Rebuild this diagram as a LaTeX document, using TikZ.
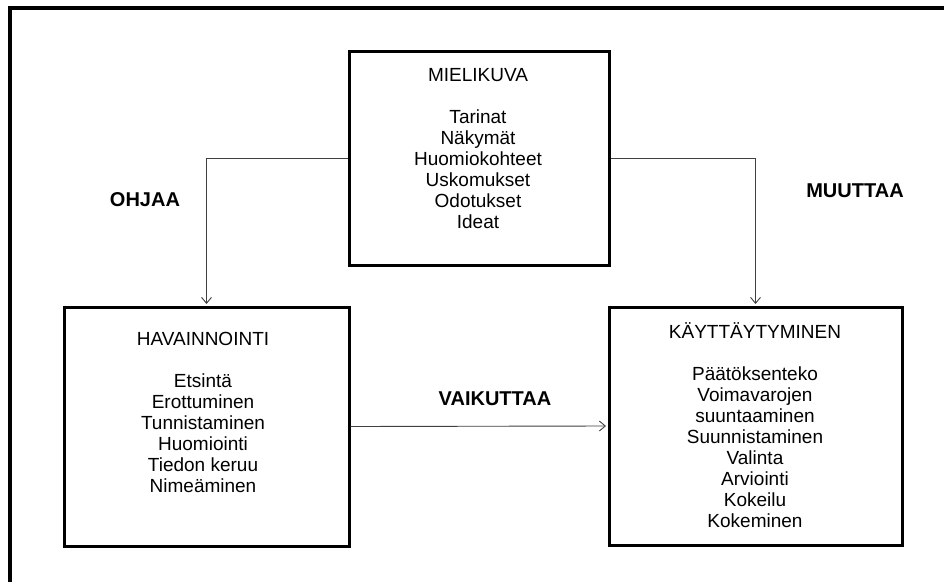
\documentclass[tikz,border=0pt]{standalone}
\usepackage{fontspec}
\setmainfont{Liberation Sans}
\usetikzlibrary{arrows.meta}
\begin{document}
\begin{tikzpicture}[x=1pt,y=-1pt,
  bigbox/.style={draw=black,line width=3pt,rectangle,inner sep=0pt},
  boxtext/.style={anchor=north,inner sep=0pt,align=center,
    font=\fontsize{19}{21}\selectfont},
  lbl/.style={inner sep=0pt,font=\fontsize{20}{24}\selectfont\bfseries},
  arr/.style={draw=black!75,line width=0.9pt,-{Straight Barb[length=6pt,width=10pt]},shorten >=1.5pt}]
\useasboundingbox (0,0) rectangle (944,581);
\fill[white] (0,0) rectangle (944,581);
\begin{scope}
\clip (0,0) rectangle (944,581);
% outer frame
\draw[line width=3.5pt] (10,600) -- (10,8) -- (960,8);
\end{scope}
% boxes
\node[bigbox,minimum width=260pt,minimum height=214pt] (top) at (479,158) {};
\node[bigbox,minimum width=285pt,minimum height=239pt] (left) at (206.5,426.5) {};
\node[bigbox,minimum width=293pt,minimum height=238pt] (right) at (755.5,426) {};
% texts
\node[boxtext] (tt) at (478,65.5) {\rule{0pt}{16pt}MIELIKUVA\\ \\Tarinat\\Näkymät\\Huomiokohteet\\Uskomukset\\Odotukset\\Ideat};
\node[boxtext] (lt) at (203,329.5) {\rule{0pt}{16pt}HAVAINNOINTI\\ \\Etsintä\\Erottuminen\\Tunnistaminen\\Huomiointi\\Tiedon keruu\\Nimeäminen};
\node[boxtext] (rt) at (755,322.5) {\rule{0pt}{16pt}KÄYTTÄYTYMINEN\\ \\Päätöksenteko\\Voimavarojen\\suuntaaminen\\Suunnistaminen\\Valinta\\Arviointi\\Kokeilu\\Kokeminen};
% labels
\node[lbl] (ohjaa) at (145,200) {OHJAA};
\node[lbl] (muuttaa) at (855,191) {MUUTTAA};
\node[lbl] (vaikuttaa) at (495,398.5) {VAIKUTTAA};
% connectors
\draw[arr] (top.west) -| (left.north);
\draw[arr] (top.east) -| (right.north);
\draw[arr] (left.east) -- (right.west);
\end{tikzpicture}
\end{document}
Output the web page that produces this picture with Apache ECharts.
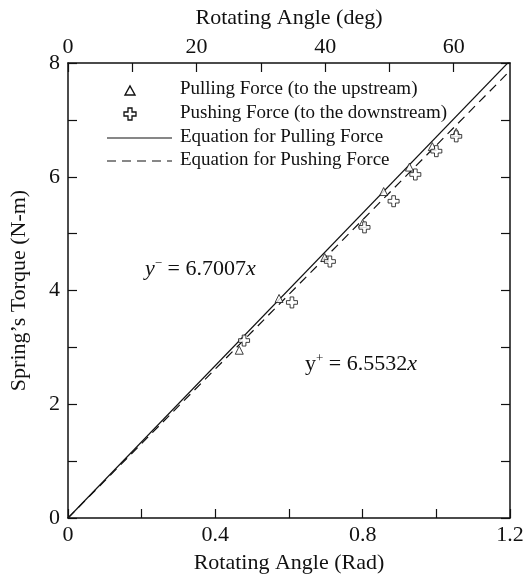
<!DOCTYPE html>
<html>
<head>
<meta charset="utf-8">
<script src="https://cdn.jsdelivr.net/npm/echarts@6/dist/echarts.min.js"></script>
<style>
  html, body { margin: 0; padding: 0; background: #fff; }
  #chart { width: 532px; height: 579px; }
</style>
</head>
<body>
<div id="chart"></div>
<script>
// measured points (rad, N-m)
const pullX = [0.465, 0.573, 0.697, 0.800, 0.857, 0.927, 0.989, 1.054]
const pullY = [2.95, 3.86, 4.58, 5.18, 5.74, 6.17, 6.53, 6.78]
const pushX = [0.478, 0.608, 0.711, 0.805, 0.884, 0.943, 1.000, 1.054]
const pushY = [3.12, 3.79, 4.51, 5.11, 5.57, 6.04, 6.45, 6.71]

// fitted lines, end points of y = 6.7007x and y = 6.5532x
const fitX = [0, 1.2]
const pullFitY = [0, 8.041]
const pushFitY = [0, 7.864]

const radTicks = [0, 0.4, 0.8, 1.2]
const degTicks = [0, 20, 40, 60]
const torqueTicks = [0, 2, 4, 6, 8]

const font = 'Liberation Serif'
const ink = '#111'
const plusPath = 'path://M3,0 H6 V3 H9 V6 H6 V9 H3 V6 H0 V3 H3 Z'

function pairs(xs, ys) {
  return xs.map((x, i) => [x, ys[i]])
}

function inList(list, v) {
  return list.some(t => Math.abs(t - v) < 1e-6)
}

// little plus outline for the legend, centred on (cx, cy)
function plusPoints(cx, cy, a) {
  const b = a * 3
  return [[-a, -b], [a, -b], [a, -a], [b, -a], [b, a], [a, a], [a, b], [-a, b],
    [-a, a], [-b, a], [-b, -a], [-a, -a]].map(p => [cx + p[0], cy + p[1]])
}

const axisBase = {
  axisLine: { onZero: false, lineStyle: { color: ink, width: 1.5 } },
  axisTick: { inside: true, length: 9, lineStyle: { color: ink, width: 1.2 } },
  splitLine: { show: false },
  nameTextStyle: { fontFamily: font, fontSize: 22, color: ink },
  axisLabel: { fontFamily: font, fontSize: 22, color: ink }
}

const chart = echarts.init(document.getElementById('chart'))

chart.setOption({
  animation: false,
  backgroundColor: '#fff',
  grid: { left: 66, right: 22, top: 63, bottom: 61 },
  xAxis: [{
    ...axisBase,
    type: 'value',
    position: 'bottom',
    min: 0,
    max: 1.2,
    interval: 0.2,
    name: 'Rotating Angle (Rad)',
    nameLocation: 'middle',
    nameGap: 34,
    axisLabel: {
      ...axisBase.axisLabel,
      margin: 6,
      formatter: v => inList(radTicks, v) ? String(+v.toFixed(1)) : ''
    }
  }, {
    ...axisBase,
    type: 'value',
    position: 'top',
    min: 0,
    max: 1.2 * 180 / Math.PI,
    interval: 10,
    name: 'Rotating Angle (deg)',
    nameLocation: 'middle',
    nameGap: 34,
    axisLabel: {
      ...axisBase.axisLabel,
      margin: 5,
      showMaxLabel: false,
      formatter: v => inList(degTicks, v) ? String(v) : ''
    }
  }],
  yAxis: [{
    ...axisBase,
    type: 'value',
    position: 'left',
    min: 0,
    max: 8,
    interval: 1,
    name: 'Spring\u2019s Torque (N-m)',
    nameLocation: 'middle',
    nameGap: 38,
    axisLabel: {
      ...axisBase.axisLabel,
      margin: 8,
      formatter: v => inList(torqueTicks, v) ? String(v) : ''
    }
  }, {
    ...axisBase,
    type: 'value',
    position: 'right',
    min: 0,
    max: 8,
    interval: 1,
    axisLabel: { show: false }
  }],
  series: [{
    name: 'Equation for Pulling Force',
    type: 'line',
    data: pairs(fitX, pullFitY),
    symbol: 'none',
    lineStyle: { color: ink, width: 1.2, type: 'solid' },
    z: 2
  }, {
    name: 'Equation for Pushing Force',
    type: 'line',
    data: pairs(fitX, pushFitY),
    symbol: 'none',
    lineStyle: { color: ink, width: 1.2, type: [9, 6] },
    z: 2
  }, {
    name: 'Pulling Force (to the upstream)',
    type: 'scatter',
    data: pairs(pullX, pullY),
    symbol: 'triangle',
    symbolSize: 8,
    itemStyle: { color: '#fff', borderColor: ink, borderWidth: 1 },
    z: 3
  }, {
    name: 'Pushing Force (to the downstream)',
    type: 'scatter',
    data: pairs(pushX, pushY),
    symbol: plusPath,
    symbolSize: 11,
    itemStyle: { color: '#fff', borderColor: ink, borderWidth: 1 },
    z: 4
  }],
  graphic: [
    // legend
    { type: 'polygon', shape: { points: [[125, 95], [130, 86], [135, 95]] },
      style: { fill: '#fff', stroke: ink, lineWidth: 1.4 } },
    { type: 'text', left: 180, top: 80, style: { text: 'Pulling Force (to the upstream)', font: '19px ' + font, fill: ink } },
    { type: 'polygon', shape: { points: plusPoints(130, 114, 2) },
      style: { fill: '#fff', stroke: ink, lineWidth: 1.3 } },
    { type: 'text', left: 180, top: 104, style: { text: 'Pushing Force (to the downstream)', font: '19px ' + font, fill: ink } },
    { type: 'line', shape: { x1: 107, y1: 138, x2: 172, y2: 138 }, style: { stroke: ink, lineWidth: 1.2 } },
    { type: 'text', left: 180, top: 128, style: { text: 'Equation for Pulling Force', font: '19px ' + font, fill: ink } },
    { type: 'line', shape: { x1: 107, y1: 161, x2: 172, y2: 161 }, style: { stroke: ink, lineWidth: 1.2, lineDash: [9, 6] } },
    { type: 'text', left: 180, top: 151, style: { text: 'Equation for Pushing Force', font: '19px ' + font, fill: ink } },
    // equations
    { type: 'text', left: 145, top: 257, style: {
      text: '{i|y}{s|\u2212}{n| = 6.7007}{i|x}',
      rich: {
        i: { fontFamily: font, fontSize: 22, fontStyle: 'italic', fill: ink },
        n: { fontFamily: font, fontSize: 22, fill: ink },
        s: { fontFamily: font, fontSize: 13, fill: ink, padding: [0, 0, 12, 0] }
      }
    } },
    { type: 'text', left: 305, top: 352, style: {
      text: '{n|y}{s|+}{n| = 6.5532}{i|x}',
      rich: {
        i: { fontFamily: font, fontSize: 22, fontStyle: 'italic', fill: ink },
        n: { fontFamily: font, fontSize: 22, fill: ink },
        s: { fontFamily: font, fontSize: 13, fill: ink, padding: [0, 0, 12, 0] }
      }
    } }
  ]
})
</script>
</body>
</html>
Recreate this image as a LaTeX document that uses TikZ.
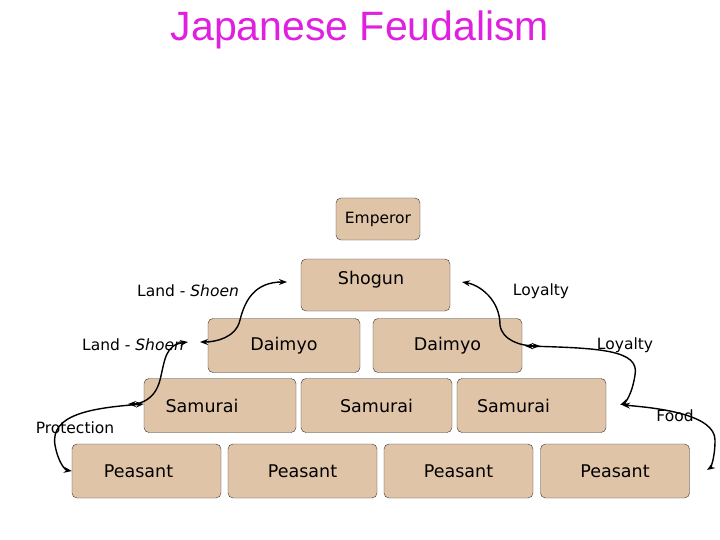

•••

## SHORT EXERCISE
Return each line with "LaTeX".

## REPLY TO THE TASK
Rebuild this diagram as a LaTeX document, using TikZ.
Recreate this image as a LaTeX document that uses TikZ.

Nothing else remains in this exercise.